I like myths too. I have been on a Norse binge lately…watched all the Thor movies and read The Lost Gate (somewhat related) and looking for more to read. 🙂
I have only ever read one Gaiman novel before and that was his short story collection called Trigger Warning, which I quite liked. I know nothing about Norse mythology so I think I would be able to really learn a lot from reading this. It’s a bit daunting that there is all of that information dumped at the beginning of the story, but at least after reading this review I’ll know it’s worth it to push through all that!

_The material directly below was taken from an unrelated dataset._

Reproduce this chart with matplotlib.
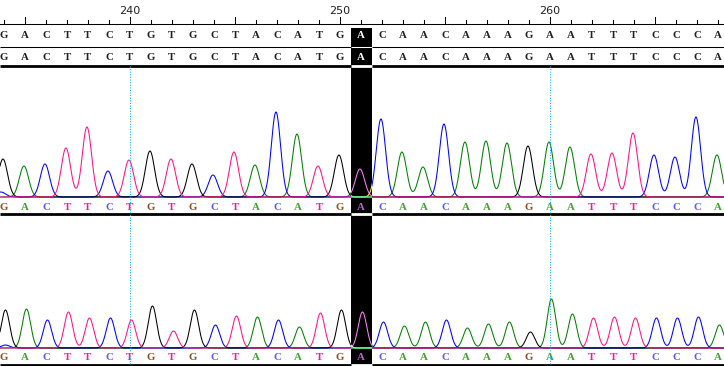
import matplotlib
matplotlib.use("Agg")
import matplotlib.pyplot as plt
import numpy as np
from matplotlib.patches import Rectangle

# sequentie en posities (basenummers)
START = 234
sequence = list("GACTTCTGTGCTACATGACAACAAAGAATTTCCCA")
highlight_pos = 251
marker_pos = [240, 260]
label_pos = [240, 250, 260]

# piekhoogtes (pixels boven de basislijn) per base, bovenste en onderste spoor
top_heights = [38, 31, 33, 49, 70, 26, 37, 46, 38, 33, 22, 45, 32, 85, 63, 31, 42, 28,
               78, 45, 30, 73, 55, 56, 54, 51, 55, 50, 43, 44, 64, 42, 40, 80, 42]
bottom_heights = [38, 39, 28, 36, 30, 30, 28, 42, 17, 38, 23, 32, 31, 28, 21, 35, 38, 36,
                  26, 22, 26, 28, 20, 24, 26, 16, 49, 34, 30, 31, 30, 30, 30, 31, 23]

# kleine nevenpieken: (base, positie, hoogte)
top_minor = [("C", 233.9, 5)]
bottom_minor = [("C", 234.0, 3)]

trace_colors = {"A": "#008000", "C": "#0000ff", "G": "#000000", "T": "#ff1088"}
label_colors = {"A": "#40a030", "C": "#5a5aff", "G": "#8a5020", "T": "#ff1493"}


def invert(color):
    rgb = matplotlib.colors.to_rgb(color)
    return tuple(1 - c for c in rgb)


W, H = 724, 366
PX = 21.0  # pixels per base
xmin = 240 - 130 / PX
xmax = xmin + W / PX

fig = plt.figure(figsize=(W / 100, H / 100), dpi=100)
ax = fig.add_axes([0, 0, 1, 1])
ax.set_xlim(xmin, xmax)
ax.set_ylim(H, 0)
ax.axis("off")

positions = np.arange(START, START + len(sequence))
xs = np.linspace(xmin, xmax, 4000)

col = Rectangle((highlight_pos - 0.5, 28), 1.0, H - 28, facecolor="black",
                edgecolor="none", zorder=5)
ax.add_patch(col)
clip = Rectangle((highlight_pos - 0.5, 28), 1.0, H - 28, transform=ax.transData)

LW = 0.75
FONT = dict(fontsize=7.8, family="Liberation Serif", fontweight="bold")


def hline(y, lw):
    ax.plot([xmin, xmax], [y, y], color="black", lw=lw, zorder=3, solid_capstyle="butt")
    ax.plot([highlight_pos - 0.5, highlight_pos + 0.5], [y, y], color="white",
            lw=lw, zorder=7, solid_capstyle="butt")


# liniaal
ax.plot([xmin, xmax], [24, 24], color="black", lw=LW, zorder=3)
for p in np.arange(int(np.floor(xmin)), int(np.ceil(xmax)) + 1):
    top = 17 if p % 5 == 0 else 20
    ax.plot([p, p], [24, top], color="black", lw=LW, zorder=3)
for p in label_pos:
    ax.text(p, 11, str(p), ha="center", va="center", fontsize=8,
            family="DejaVu Sans", color="#202020")

# twee sequentie-rijen
for y in (36, 58):
    for p, b in zip(positions, sequence):
        c = "white" if p == highlight_pos else "#202020"
        ax.text(p, y, b, ha="center", va="center", color=c, zorder=8, **FONT)
hline(47, LW)
hline(65.5, 2.0)

# cyaan markeringen
for p in marker_pos:
    ax.plot([p, p], [66, H], color="#10b0ff", lw=LW, ls=(0, (1, 1.5)), zorder=9)


def draw_trace(heights, minor, baseline, sigma, shift, label_y, line_y):
    for base in ["A", "C", "G", "T"]:
        sig = np.zeros_like(xs)
        for p, b, h in zip(positions, sequence, heights):
            if b == base:
                sig += h * np.exp(-0.5 * ((xs - p - shift) / sigma) ** 2)
        for b, p, h in minor:
            if b == base:
                sig += h * np.exp(-0.5 * ((xs - p - shift) / sigma) ** 2)
        ys = baseline - sig
        ax.plot(xs, ys, color=trace_colors[base], lw=LW, zorder=4)
        ln, = ax.plot(xs, ys, color=invert(trace_colors[base]), lw=LW, zorder=6)
        ln.set_clip_path(clip)
    for p, b in zip(positions, sequence):
        c = label_colors[b]
        if p == highlight_pos:
            c = invert(c)
        ax.text(p, label_y, b, ha="center", va="center", color=c, zorder=8, **FONT)
    hline(line_y, 2.0)


draw_trace(top_heights, top_minor, 197, 0.22, -0.05, 207, 214)
draw_trace(bottom_heights, bottom_minor, 348, 0.20, 0.07, 357, 365)

fig.savefig("out.png", dpi=100)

If you take a look at the glossary as you go along it might not be that bad. But it gets better and better so do stick with it if you give it a go.
I think you will really enjoy American Gods and Neverwhere so do add those to your TBR.:)
I love glossaries, too…except when I’m an idiot and don’t realize it’s at the end of the book, until I’ve reached the end of the book. *palm face*
I bet this would be such a different version of Norse mythology than the movies. I think Loki is the best–so mischief and bad. =) I’m glad it picked up towards the end. I think it’s Gaiman’s way of making sure we all have the foundation to enjoy the story. I will remember to ploughed (<–British version of plowed?) through the beginning.
I didn’t realize that I used the British version (plough) until you pointed it out. It’s mY natural instinct because I learned British English 🙂 Either way to plow or to plough works?
The book is definitely different to the movies. The book was very entertaining.
Funny thing…I kept thinking of Thor as looking like Chris Hemsworth!